THE REQUEST:
Give back only the lines from the one that contains "Generate a Python" through the one that contains "0.96, 0.975, 0.985, 0.997, 1.0]", word for word and without images.

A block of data
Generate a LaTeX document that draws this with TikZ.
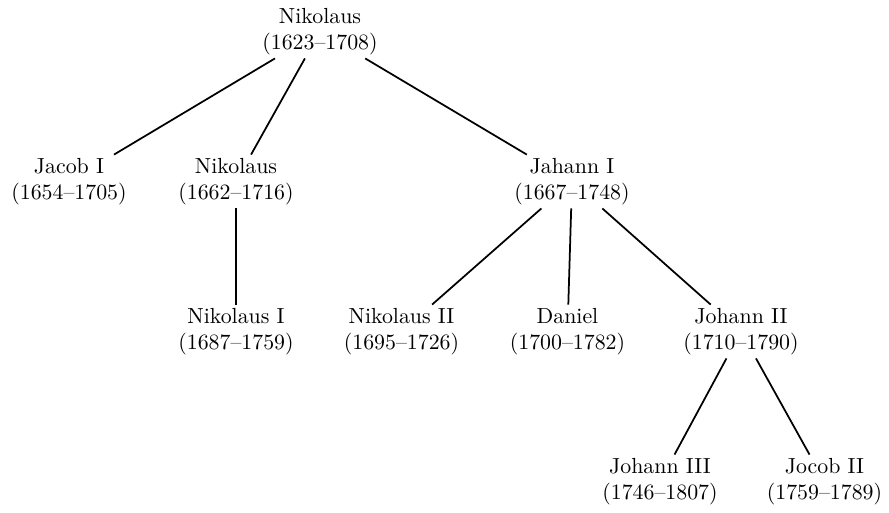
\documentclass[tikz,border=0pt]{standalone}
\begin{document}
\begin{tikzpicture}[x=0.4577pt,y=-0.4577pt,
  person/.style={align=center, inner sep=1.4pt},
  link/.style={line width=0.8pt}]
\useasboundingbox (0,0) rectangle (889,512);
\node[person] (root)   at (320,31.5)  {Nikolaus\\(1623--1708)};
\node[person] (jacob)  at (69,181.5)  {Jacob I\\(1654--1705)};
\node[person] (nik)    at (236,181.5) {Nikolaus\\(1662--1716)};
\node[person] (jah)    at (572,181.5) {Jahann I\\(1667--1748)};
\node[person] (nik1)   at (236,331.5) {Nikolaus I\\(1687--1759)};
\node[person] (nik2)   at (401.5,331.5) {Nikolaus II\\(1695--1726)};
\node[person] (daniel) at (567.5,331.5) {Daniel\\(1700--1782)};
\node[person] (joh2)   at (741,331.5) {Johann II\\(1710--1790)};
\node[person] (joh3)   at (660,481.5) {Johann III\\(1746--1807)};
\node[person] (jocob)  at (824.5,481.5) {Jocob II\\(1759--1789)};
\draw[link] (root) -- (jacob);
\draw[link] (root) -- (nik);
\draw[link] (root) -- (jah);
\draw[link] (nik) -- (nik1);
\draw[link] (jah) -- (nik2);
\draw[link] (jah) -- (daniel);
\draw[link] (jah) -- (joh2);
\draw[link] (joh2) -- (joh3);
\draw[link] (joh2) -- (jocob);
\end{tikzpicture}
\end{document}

==

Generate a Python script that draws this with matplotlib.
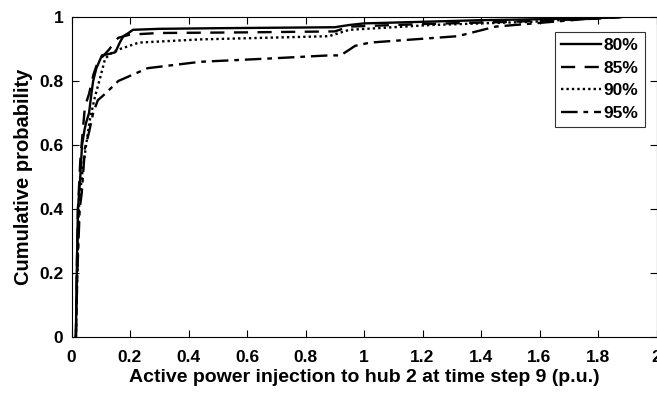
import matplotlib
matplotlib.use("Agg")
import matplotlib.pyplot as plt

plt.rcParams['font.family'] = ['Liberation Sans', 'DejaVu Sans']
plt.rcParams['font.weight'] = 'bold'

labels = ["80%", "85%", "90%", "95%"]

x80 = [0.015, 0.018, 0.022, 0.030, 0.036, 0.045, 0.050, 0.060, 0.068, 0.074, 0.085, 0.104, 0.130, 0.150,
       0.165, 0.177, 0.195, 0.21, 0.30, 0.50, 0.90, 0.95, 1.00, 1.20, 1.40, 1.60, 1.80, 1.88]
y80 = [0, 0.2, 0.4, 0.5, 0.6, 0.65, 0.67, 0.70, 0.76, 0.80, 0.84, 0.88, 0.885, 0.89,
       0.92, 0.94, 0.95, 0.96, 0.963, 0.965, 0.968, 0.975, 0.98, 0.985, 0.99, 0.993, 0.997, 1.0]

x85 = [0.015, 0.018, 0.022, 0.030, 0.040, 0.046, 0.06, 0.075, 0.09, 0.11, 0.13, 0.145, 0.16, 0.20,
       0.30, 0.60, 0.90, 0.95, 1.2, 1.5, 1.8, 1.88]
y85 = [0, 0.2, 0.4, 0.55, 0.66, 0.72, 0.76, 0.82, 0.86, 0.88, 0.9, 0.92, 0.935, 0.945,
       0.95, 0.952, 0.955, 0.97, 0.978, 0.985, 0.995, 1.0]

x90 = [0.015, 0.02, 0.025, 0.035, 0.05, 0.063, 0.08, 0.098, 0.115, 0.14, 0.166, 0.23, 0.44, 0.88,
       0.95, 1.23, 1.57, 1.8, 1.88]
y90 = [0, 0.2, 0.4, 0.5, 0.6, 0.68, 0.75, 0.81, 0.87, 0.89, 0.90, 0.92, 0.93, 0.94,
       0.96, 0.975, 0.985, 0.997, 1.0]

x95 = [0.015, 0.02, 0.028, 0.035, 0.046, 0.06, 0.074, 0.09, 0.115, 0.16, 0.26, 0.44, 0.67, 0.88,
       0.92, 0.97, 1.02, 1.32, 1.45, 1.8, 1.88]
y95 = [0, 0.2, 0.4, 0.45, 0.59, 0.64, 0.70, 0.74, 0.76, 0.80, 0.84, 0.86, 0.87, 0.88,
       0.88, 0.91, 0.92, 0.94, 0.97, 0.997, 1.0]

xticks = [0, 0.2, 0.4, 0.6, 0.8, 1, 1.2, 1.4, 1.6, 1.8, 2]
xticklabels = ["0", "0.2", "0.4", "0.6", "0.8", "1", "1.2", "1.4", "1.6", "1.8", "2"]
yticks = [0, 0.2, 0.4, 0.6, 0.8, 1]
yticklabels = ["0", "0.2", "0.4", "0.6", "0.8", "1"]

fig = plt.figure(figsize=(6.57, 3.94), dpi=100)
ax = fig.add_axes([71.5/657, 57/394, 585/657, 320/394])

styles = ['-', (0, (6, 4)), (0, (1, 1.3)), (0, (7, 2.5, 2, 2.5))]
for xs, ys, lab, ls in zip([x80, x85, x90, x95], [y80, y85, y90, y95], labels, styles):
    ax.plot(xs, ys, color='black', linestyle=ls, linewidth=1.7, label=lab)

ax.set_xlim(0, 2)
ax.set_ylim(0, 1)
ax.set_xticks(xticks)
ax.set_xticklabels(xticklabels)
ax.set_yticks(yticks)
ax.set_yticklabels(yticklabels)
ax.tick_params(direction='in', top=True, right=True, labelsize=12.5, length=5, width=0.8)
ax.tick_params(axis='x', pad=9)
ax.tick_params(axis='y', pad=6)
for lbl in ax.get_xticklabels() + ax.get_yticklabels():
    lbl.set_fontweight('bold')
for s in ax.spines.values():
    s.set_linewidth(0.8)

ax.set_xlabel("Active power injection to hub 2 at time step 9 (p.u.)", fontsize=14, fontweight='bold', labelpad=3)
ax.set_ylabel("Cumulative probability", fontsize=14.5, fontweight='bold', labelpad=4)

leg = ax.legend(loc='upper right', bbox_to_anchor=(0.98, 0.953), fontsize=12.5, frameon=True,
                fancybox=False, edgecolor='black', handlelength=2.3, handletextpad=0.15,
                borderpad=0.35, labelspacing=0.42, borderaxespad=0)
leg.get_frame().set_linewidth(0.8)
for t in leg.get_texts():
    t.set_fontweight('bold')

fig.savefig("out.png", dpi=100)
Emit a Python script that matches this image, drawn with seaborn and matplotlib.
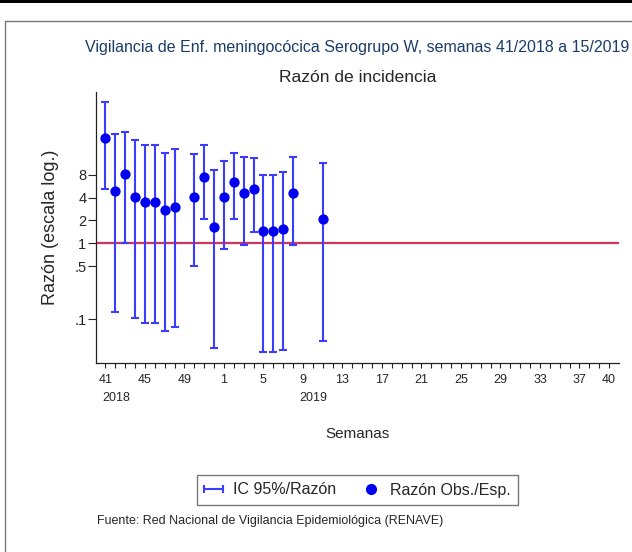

COMPLETED TASK:
Generate a Python script that draws this with matplotlib.
import matplotlib
matplotlib.use("Agg")
import matplotlib.pyplot as plt

plt.rcParams['font.family'] = ['Liberation Sans', 'DejaVu Sans']
plt.rcParams['font.weight'] = 'bold'

labels = ["80%", "85%", "90%", "95%"]

x80 = [0.015, 0.018, 0.022, 0.030, 0.036, 0.045, 0.050, 0.060, 0.068, 0.074, 0.085, 0.104, 0.130, 0.150,
       0.165, 0.177, 0.195, 0.21, 0.30, 0.50, 0.90, 0.95, 1.00, 1.20, 1.40, 1.60, 1.80, 1.88]
y80 = [0, 0.2, 0.4, 0.5, 0.6, 0.65, 0.67, 0.70, 0.76, 0.80, 0.84, 0.88, 0.885, 0.89,
       0.92, 0.94, 0.95, 0.96, 0.963, 0.965, 0.968, 0.975, 0.98, 0.985, 0.99, 0.993, 0.997, 1.0]

x85 = [0.015, 0.018, 0.022, 0.030, 0.040, 0.046, 0.06, 0.075, 0.09, 0.11, 0.13, 0.145, 0.16, 0.20,
       0.30, 0.60, 0.90, 0.95, 1.2, 1.5, 1.8, 1.88]
y85 = [0, 0.2, 0.4, 0.55, 0.66, 0.72, 0.76, 0.82, 0.86, 0.88, 0.9, 0.92, 0.935, 0.945,
       0.95, 0.952, 0.955, 0.97, 0.978, 0.985, 0.995, 1.0]

x90 = [0.015, 0.02, 0.025, 0.035, 0.05, 0.063, 0.08, 0.098, 0.115, 0.14, 0.166, 0.23, 0.44, 0.88,
       0.95, 1.23, 1.57, 1.8, 1.88]
y90 = [0, 0.2, 0.4, 0.5, 0.6, 0.68, 0.75, 0.81, 0.87, 0.89, 0.90, 0.92, 0.93, 0.94,
       0.96, 0.975, 0.985, 0.997, 1.0]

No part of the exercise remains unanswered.